— Begin Extracted data —

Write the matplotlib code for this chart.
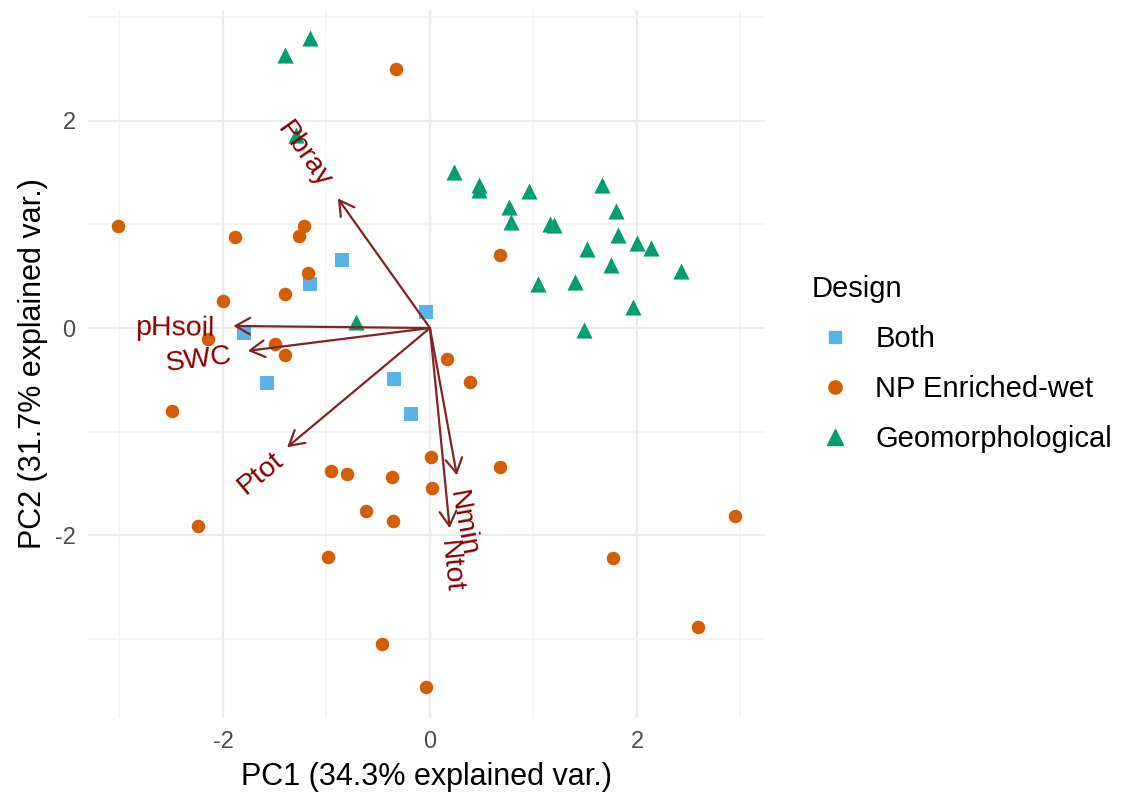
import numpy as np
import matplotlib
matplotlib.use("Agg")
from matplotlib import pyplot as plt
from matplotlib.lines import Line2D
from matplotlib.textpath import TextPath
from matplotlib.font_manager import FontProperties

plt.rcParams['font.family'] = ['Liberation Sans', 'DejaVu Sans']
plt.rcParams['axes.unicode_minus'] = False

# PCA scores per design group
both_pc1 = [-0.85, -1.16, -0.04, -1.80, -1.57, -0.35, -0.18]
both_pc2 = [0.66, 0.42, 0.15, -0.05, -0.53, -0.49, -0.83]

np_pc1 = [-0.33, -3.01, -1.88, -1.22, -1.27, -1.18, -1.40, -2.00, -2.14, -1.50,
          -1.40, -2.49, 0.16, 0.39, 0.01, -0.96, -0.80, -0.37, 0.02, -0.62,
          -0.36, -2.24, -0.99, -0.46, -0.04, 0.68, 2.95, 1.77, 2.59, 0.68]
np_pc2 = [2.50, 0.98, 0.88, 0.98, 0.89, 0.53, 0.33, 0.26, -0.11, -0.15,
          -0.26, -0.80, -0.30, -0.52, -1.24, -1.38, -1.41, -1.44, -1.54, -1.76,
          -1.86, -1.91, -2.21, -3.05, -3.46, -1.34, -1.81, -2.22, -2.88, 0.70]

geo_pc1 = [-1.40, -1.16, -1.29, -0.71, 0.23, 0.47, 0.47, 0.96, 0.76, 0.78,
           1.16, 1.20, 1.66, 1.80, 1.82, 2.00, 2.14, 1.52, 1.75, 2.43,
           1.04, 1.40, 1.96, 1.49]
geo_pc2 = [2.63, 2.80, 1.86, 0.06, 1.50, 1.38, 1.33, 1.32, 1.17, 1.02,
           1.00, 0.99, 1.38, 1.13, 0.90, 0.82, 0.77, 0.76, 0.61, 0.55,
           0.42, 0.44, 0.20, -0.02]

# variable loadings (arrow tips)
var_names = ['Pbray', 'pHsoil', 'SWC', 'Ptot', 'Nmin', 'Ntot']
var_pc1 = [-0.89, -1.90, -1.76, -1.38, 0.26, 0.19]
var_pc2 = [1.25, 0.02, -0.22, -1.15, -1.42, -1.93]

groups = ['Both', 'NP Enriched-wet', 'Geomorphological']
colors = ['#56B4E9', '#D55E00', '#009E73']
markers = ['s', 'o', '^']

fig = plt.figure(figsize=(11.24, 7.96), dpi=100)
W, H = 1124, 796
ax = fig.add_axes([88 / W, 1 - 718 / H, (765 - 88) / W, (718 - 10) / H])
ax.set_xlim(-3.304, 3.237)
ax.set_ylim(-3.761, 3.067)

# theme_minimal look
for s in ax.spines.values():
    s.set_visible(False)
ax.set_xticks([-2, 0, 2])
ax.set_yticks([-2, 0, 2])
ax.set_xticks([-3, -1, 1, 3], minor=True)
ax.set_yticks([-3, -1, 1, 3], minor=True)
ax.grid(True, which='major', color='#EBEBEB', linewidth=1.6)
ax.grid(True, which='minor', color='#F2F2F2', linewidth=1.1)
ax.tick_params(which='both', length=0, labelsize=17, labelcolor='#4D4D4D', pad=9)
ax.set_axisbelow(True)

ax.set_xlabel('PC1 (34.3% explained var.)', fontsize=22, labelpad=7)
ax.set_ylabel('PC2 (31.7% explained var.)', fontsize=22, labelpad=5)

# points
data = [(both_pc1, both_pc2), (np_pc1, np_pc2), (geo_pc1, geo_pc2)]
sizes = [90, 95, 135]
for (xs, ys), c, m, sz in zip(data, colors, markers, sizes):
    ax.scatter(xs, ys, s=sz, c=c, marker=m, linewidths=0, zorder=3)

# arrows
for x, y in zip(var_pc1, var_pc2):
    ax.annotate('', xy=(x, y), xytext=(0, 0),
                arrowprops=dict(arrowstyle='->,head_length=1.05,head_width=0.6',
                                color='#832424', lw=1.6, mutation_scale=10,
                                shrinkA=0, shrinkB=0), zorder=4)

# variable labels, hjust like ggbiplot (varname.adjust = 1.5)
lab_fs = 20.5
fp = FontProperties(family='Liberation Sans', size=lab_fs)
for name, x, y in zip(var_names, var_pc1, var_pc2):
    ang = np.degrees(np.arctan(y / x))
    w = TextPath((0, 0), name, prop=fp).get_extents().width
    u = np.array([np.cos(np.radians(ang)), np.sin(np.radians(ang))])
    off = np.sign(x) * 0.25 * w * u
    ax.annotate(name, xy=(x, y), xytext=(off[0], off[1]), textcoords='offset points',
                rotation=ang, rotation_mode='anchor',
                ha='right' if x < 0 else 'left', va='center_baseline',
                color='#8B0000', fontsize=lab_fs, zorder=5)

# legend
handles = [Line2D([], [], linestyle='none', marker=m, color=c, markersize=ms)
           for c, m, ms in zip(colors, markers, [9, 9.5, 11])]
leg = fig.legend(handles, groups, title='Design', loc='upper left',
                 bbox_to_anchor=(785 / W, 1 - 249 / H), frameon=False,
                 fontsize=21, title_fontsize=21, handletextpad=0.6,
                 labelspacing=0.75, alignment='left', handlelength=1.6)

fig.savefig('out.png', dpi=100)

— End Extracted data —
— Begin Extracted data —

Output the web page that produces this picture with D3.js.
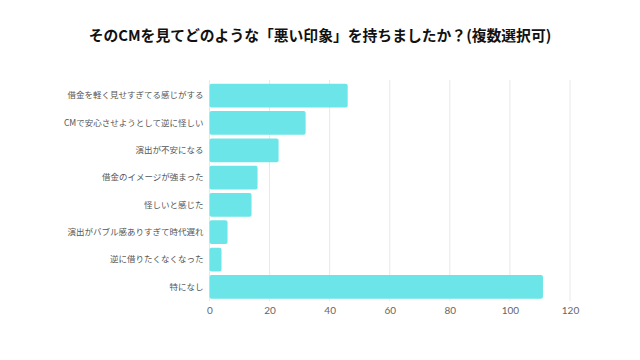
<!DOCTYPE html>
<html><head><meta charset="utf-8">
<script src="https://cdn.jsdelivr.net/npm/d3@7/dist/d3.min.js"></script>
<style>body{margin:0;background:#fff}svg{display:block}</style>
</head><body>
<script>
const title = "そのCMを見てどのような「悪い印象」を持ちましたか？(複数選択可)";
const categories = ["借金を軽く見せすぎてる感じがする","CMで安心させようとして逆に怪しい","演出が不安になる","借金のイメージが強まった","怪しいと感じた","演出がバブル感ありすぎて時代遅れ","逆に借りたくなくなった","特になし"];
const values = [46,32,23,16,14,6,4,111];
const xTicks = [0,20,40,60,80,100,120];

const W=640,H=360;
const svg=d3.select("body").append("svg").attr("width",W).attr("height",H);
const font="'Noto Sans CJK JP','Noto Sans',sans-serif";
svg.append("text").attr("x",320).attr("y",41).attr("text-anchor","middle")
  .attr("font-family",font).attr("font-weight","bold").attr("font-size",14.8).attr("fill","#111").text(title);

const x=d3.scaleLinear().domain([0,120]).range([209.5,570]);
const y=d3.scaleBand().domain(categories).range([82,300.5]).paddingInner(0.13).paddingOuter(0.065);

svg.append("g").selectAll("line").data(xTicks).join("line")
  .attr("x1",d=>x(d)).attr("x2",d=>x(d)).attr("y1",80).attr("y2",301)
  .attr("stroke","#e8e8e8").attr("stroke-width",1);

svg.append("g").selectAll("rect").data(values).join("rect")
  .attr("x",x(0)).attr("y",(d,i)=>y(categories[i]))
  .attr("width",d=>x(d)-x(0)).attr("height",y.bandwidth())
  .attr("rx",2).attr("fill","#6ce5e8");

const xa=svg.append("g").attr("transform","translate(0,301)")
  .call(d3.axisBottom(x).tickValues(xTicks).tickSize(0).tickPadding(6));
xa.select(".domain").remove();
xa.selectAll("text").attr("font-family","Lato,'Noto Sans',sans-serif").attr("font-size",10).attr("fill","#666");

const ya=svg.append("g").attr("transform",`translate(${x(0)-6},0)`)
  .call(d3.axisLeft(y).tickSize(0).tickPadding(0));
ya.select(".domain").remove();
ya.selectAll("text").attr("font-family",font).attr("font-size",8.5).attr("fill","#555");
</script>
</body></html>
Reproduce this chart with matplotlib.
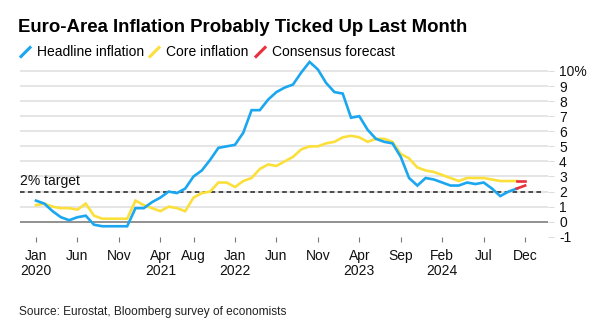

— End Extracted data —
— Begin Extracted data —

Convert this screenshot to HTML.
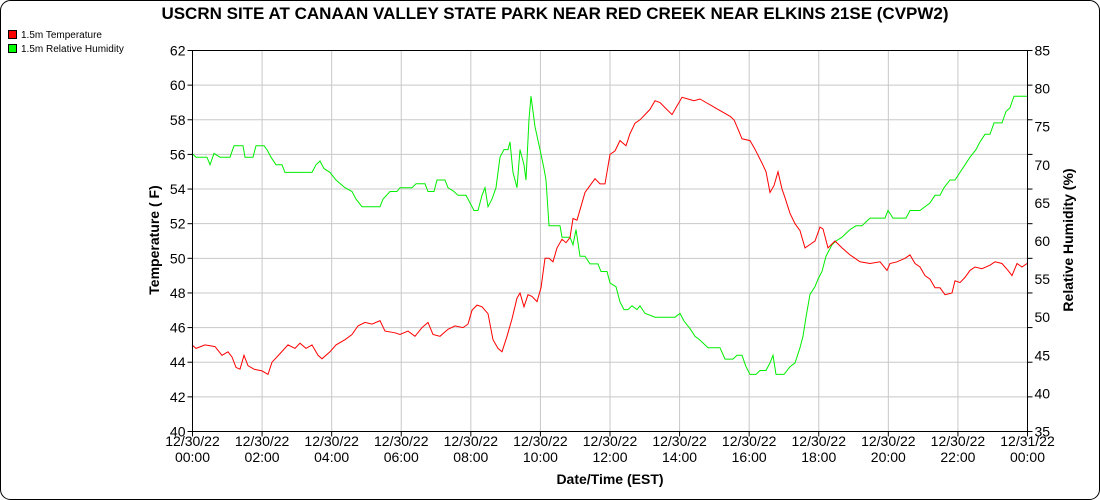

— End Extracted data —

Select, from the listing, all lines that include the word "chart".

Write the matplotlib code for this chart.
Reproduce this chart with matplotlib.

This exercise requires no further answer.